Copy out the complete listing, word for word.

### DATA PROVIDED:
* * * * * * *
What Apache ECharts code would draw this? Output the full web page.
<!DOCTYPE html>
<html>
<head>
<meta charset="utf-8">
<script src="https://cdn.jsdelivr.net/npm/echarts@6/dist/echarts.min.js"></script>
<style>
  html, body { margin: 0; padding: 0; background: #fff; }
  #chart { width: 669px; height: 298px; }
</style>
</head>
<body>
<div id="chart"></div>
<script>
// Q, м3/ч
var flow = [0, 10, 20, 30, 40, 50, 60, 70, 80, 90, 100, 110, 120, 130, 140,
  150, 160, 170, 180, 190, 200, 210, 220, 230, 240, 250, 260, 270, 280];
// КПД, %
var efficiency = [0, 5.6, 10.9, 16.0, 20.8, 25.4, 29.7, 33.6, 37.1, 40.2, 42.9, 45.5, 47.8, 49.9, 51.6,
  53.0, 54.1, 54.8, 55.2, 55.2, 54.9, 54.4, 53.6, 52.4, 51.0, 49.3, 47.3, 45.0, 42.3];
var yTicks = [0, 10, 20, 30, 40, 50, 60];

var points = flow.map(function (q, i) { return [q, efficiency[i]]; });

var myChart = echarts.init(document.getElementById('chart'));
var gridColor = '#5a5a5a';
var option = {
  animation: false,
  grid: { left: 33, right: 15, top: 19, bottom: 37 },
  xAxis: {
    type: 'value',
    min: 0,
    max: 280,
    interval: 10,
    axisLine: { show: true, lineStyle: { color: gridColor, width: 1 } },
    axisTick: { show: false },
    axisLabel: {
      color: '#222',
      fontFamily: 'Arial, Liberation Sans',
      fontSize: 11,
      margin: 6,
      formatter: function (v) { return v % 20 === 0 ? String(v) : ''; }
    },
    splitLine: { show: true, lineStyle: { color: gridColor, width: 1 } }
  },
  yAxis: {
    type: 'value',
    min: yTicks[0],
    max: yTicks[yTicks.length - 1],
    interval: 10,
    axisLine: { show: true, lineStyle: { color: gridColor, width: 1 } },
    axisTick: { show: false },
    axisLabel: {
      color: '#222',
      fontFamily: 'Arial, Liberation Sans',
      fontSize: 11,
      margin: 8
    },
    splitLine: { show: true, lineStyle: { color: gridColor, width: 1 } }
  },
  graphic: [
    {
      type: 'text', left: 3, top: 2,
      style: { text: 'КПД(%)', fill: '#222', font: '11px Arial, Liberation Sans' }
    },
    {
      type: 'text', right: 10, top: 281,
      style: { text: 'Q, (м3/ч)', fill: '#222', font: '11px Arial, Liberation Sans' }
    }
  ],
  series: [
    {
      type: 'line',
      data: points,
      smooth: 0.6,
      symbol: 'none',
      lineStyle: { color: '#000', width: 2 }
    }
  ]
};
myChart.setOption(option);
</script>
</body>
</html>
* * * * * * *
### RESPONSE:
What Apache ECharts code would draw this? Output the full web page.
<!DOCTYPE html>
<html>
<head>
<meta charset="utf-8">
<script src="https://cdn.jsdelivr.net/npm/echarts@6/dist/echarts.min.js"></script>
<style>
  html, body { margin: 0; padding: 0; background: #fff; }
  #chart { width: 669px; height: 298px; }
</style>
</head>
<body>
<div id="chart"></div>
<script>
// Q, м3/ч
var flow = [0, 10, 20, 30, 40, 50, 60, 70, 80, 90, 100, 110, 120, 130, 140,
  150, 160, 170, 180, 190, 200, 210, 220, 230, 240, 250, 260, 270, 280];
// КПД, %
var efficiency = [0, 5.6, 10.9, 16.0, 20.8, 25.4, 29.7, 33.6, 37.1, 40.2, 42.9, 45.5, 47.8, 49.9, 51.6,
  53.0, 54.1, 54.8, 55.2, 55.2, 54.9, 54.4, 53.6, 52.4, 51.0, 49.3, 47.3, 45.0, 42.3];
var yTicks = [0, 10, 20, 30, 40, 50, 60];

var points = flow.map(function (q, i) { return [q, efficiency[i]]; });

var myChart = echarts.init(document.getElementById('chart'));
var gridColor = '#5a5a5a';
var option = {
  animation: false,
  grid: { left: 33, right: 15, top: 19, bottom: 37 },
  xAxis: {
    type: 'value',
    min: 0,
    max: 280,
    interval: 10,
    axisLine: { show: true, lineStyle: { color: gridColor, width: 1 } },
    axisTick: { show: false },
    axisLabel: {
      color: '#222',
      fontFamily: 'Arial, Liberation Sans',
      fontSize: 11,
      margin: 6,
      formatter: function (v) { return v % 20 === 0 ? String(v) : ''; }
    },
    splitLine: { show: true, lineStyle: { color: gridColor, width: 1 } }
  },
  yAxis: {
    type: 'value',
    min: yTicks[0],
    max: yTicks[yTicks.length - 1],
    interval: 10,
    axisLine: { show: true, lineStyle: { color: gridColor, width: 1 } },
    axisTick: { show: false },
    axisLabel: {
      color: '#222',
      fontFamily: 'Arial, Liberation Sans',
      fontSize: 11,
      margin: 8
    },
    splitLine: { show: true, lineStyle: { color: gridColor, width: 1 } }
  },
  graphic: [
    {
      type: 'text', left: 3, top: 2,
      style: { text: 'КПД(%)', fill: '#222', font: '11px Arial, Liberation Sans' }
    },
    {
      type: 'text', right: 10, top: 281,
      style: { text: 'Q, (м3/ч)', fill: '#222', font: '11px Arial, Liberation Sans' }
    }
  ],
  series: [
    {
      type: 'line',
      data: points,
      smooth: 0.6,
      symbol: 'none',
      lineStyle: { color: '#000', width: 2 }
    }
  ]
};
myChart.setOption(option);
</script>
</body>
</html>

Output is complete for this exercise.